Intrinsic Alignments and Spin Correlations of [OII] Emitters at $z=1.2$ and $z=1.5$ from HSC Narrow-band Survey

TL;DR

This study investigates intrinsic galaxy alignments and spin correlations of [OII] emitters at redshifts 1.2 and 1.5 using HSC data, finding weak signals that inform galaxy formation and weak lensing systematics.

Contribution

First measurement of galaxy-ellipticity and spin correlations for high-redshift star-forming galaxies using narrow-band survey data.

Findings

No significant alignment signals above 1 h^{-1} Mpc.

Weak spin-filament correlation at z=1.47 below 1 h^{-1} Mpc.

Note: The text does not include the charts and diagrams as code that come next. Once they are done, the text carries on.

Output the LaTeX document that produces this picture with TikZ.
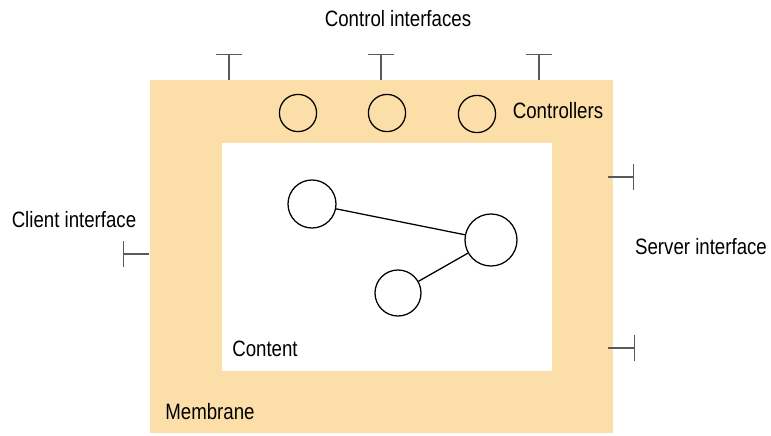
\documentclass[tikz,border=0pt]{standalone}
\usepackage{fontspec}
\setmainfont[FakeStretch=0.84]{Liberation Sans}
\usetikzlibrary{arrows.meta}

\definecolor{membranecol}{RGB}{252,222,168}
\definecolor{stubgray}{RGB}{90,90,90}

\begin{document}
\begin{tikzpicture}[x=0.025cm,y=-0.025cm,
    comp/.style={circle,draw,line width=0.9pt,inner sep=0pt},
    ctrl/.style={comp,minimum size=0.93cm},
    iface/.style={draw=stubgray,line width=1pt,-{Bar[width=17.8pt]}},
    lbl/.style={inner sep=0pt,font=\fontsize{15.8}{18}\selectfont}]
  \useasboundingbox (0,0) rectangle (771,435);

  %membran og indhold
	\fill[membranecol] (150,80) rectangle (613,433);
	\fill[white] (222,143) rectangle (552,371);

  %controllers
	\node[ctrl] (c1) at (298,113) {};
	\node[ctrl] (c2) at (387,113) {};
	\node[ctrl] (c3) at (477,114) {};
	\node[lbl] (controllers) at (558,111) {Controllers};

  %control interfaces
	\coordinate (t1) at (229,80);  \coordinate (t1e) at (229,54);
	\coordinate (t2) at (381,80);  \coordinate (t2e) at (381,54);
	\coordinate (t3) at (539,80);  \coordinate (t3e) at (539,54);
	\draw[iface] (t1) -- (t1e);
	\draw[iface] (t2) -- (t2e);
	\draw[iface] (t3) -- (t3e);
	\node[lbl] (ctrlif) at (398,19) {Control interfaces};

  %client interface
	\coordinate (cl) at (149,254); \coordinate (cle) at (123,254);
	\draw[iface] (cl) -- (cle);
	\node[lbl] (client) at (74,220) {Client interface};

  %server interfaces
	\coordinate (s1) at (608,177); \coordinate (s1e) at (634,177);
	\coordinate (s2) at (608,348); \coordinate (s2e) at (635,348);
	\draw[iface] (s1) -- (s1e);
	\draw[iface] (s2) -- (s2e);
	\node[lbl] (server) at (701,247) {Server interface};

  %komponenter i indholdet
	\node[comp,minimum size=1.2cm]  (a) at (312,204) {};
	\node[comp,minimum size=1.3cm]  (b) at (491,240) {};
	\node[comp,minimum size=1.15cm] (c) at (398,293) {};
	\draw[line width=0.9pt] (a) -- (b);
	\draw[line width=0.9pt] (c) -- (b);

  %navne
	\node[lbl] (content) at (265,349) {Content};
	\node[lbl] (membrane) at (210,412) {Membrane};
\end{tikzpicture}
\end{document}
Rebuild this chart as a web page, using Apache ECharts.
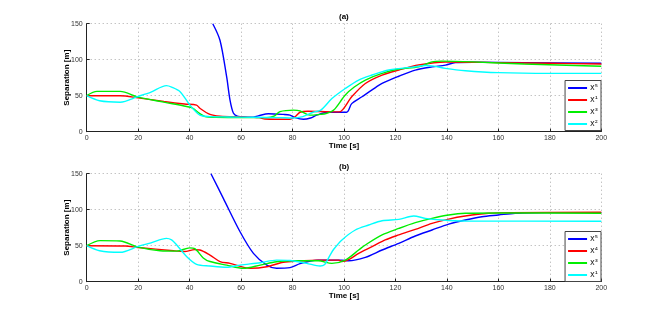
<!DOCTYPE html>
<html><head><meta charset="utf-8">
<script src="https://cdn.jsdelivr.net/npm/echarts@6/dist/echarts.min.js"></script>
<style>html,body{margin:0;padding:0;background:#fff}#c{width:664px;height:317px}</style>
</head><body><div id="c"></div>
<script>
// ---------- data (time [s], separation [m]) ----------
const xTicks = [0,20,40,60,80,100,120,140,160,180,200];
const yTicks = [0,50,100,150];
const panelTitles = ['(a)','(b)'];
const legendA = ['x⁵','x¹','x³','x²'];   // panel (a)
const legendB = ['x⁵','x⁴','x³','x¹'];   // panel (b)

const aBlue = [[49,150],[51.8,127],[54.4,76],[55.7,44],[57,26],[58.5,21.5],[60,20.8],[64,20],[66.7,22],[70.6,25],[76.4,24],[79,23],[81,19.5],[84.2,17.2],[87,19],[89.4,23],[93.9,27],[101,27],[103,39],[107,48.6],[110.9,58],[114.8,67],[121.3,77],[127.7,85.5],[134.2,90],[139.4,92.5],[143.3,96],[150,96.5],[170,96],[200,95]];
const aRed = [[0,50],[13,50],[20,47],[30,42],[38,38.5],[42.7,37],[44,32.5],[47.9,24],[51.8,21.5],[60,20.5],[67,19.5],[69.3,17.6],[79,17.2],[81,20.8],[82.9,27],[86,28.5],[96,27.5],[98.2,27.5],[103,48.6],[108.3,67],[114.8,78.7],[121.3,85.7],[129,92.6],[139.4,96.8],[160,96],[180,95],[200,94]];
const aGreen = [[0,50],[4,56],[13,56],[20,48],[30,41],[38.8,35],[41,33],[44,25],[46,21],[50,20],[60,19.5],[70,19.5],[73,22],[75.1,27.8],[80.3,30],[82.9,29],[86.8,23],[90.7,24],[93,25],[96,30],[100.5,51],[104,62],[108.3,71.8],[114.8,81],[121.3,87],[129,90],[134.2,97],[138,98],[150,97],[170,94],[200,91]];
const aCyan = [[0,50],[5,43],[13,41],[20,49],[25,55],[31,64],[33,62],[36.3,55.6],[40.1,37],[44,23],[48,21],[55,20.5],[65,20],[75,19.5],[80,19],[84,21],[88,27],[91,30],[95.3,46],[100.5,60],[105.7,71.8],[110.9,78.7],[117.4,85.7],[127.7,90.3],[131.6,92],[135,91],[139.4,88],[147.2,84.7],[160,82],[180,81],[200,81]];

const bBlue = [[48.3,150],[53.1,115.8],[59.6,69.4],[64.8,39.4],[70,23],[73.8,18.6],[79,19.5],[82.9,25],[87,28.7],[90,30],[99,30],[101.8,29],[108.3,33.8],[114.8,44],[121.3,53.3],[127.7,63.5],[134.2,71.8],[140.7,80],[147.1,85.7],[153.6,90.3],[160,92.6],[166.5,95],[173,95.8],[185,96],[200,96]];
const bRed = [[0,50],[15,49.5],[20,47.5],[33.7,43],[38,42],[42,44.5],[44,44],[47.9,37],[51.8,28],[55.7,25.5],[63.5,18.6],[70,20.8],[76.4,27],[82.9,28.7],[89.4,30],[98,30],[99.2,28],[102,31],[105.7,39.4],[110.9,48.6],[116,58],[121.3,65],[127.7,72.7],[134.2,81],[140.7,87],[147.1,91.2],[156.2,95],[165,96],[200,96.5]];
const bGreen = [[0,50],[5.2,57],[13,56.5],[20,48],[28.5,43],[35,42.5],[40,47],[42,46],[45.3,33],[47.9,28],[54.4,23],[60.9,18.6],[67.4,23],[73.8,27.8],[80.3,29],[90,29],[95.3,25.5],[100.5,30],[105.7,44],[108.3,51],[114.8,65],[121.3,74],[127.7,82],[134.2,88],[140.7,92.6],[147.1,95],[160,95.5],[200,95]];
const bCyan = [[0,50],[5,43],[13,40.8],[20,49],[25,54],[31,60.2],[33,58],[35,51],[38.9,34.7],[42.7,24.1],[47.9,21.8],[54.4,20],[59.6,23],[67.4,26.4],[73.8,30],[79,29.5],[85.5,25.5],[90.7,21.8],[92.5,24],[94.6,37],[96,45],[99.2,58],[104.4,71.8],[109.6,78.7],[114.8,84.7],[121.3,86.6],[127.1,91.2],[131.6,88],[138.1,85.7],[147.1,84.3],[200,84]];

// ---------- chart ----------
const FONT = 'Liberation Sans';
const colors = ['#0000ff','#ff0000','#00ee00','#00ffff'];
const panelData = [[aBlue,aRed,aGreen,aCyan],[bBlue,bRed,bGreen,bCyan]];
const legendNames = [legendA, legendB];
const grids = [
  {left:86.7, top:23.7, width:514.6, height:108},
  {left:86.7, top:173.7, width:514.6, height:108}
];

function xAxis(i){
  return {type:'value', gridIndex:i, min:xTicks[0], max:xTicks[xTicks.length-1], interval:20,
    name:'Time [s]', nameLocation:'middle', nameGap:10, nameMoveOverlap:false,
    nameTextStyle:{fontFamily:FONT, fontSize:8, fontWeight:'bold', color:'#000'},
    axisLine:{lineStyle:{color:'#222', width:1}},
    axisTick:{inside:true, length:3, lineStyle:{color:'#222'}},
    axisLabel:{fontFamily:FONT, fontSize:7, color:'#333', margin:3},
    splitLine:{show:true, lineStyle:{color:'#aaa', type:[1,3], width:1}}};
}
function yAxis(i){
  return {type:'value', gridIndex:i, min:yTicks[0], max:yTicks[yTicks.length-1], interval:50,
    name:'Separation [m]', nameLocation:'middle', nameGap:16, nameMoveOverlap:false,
    nameTextStyle:{fontFamily:FONT, fontSize:8, fontWeight:'bold', color:'#000'},
    axisLine:{show:true, lineStyle:{color:'#222', width:1}},
    axisTick:{show:true, inside:true, length:3, lineStyle:{color:'#222'}},
    axisLabel:{fontFamily:FONT, fontSize:7, color:'#333', margin:4},
    splitLine:{show:true, lineStyle:{color:'#aaa', type:[1,3], width:1}}};
}

const series = [];
const legends = [];
panelData.forEach((arr, p) => {
  const names = [];
  arr.forEach((d, k) => {
    const nm = 'p' + p + 's' + k;
    names.push(nm);
    series.push({type:'line', name:nm, xAxisIndex:p, yAxisIndex:p, data:d, showSymbol:false,
      smooth:0.3, clip:true,
      lineStyle:{color:colors[k], width:1.4}, itemStyle:{color:colors[k]}});
  });
  legends.push({
    data:names, orient:'vertical', right:63, top: p === 0 ? 80.5 : 231.5,
    backgroundColor:'#fff', borderColor:'#444', borderWidth:1, padding:[3,3,2,3],
    itemWidth:19, itemHeight:2, itemGap:3, icon:'rect', selectedMode:false,
    formatter: function(n){ return legendNames[p][+n.slice(-1)]; },
    textStyle:{fontFamily:'DejaVu Sans', fontSize:8, lineHeight:9, color:'#222', padding:[0,0,0,-2]}
  });
});

const chart = echarts.init(document.getElementById('c'), null, {renderer:'canvas'});
chart.setOption({
  animation:false,
  backgroundColor:'#fff',
  title: panelTitles.map((t, i) => ({text:t, left:334, top: i === 0 ? 8 : 158,
    textStyle:{fontFamily:FONT, fontSize:8, fontWeight:'bold', color:'#000'}})),
  grid: grids,
  xAxis: [xAxis(0), xAxis(1)],
  yAxis: [yAxis(0), yAxis(1)],
  legend: legends,
  series: series
});
</script></body></html>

Alignment amplitude parameters are consistent with zero within errors.

Abstract

Galaxies are known to be aligned toward specific directions within the large-scale structure. Such alignment signals become important for controlling the systematics of weak lensing surveys and for constraining galaxy formation and evolution scenarios. We measure the galaxy-ellipticity and ellipticity-ellipticity correlation functions for blue star-forming galaxies at $z=1.19$ and $z=1.47$ that are selected by detecting [OII] emission lines in narrow-band filters of the Hyper Suprime-Cam on the Subaru Telescope. Assuming that disk galaxies are thin and rotation-supported, we also measure the spin correlation function by estimating spin directions with ellipticities and position angles. Above $1 \; h^{-1}{\rm Mpc}$, we do not find significant signals for galaxy-ellipticity, ellipticity-ellipticity, or spin correlations at both redshifts. Below $1 \; h^{-1}{\rm Mpc}$, a weak deviation from zero is seen at $z=1.47$, implying weak spin-filament correlations, but it is not verified by the direct comparison between angles of spins and filaments. The linear alignment model fit yields the amplitude parameter $A_{\rm NLA}=1.38\pm2.32$ at $z=1.19$ and $0.45\pm2.09$ at $z=1.47$ ($95\%$ confidence levels). We discuss various observational and physical origins that affect the search for alignments of disk galaxies at high redshifts.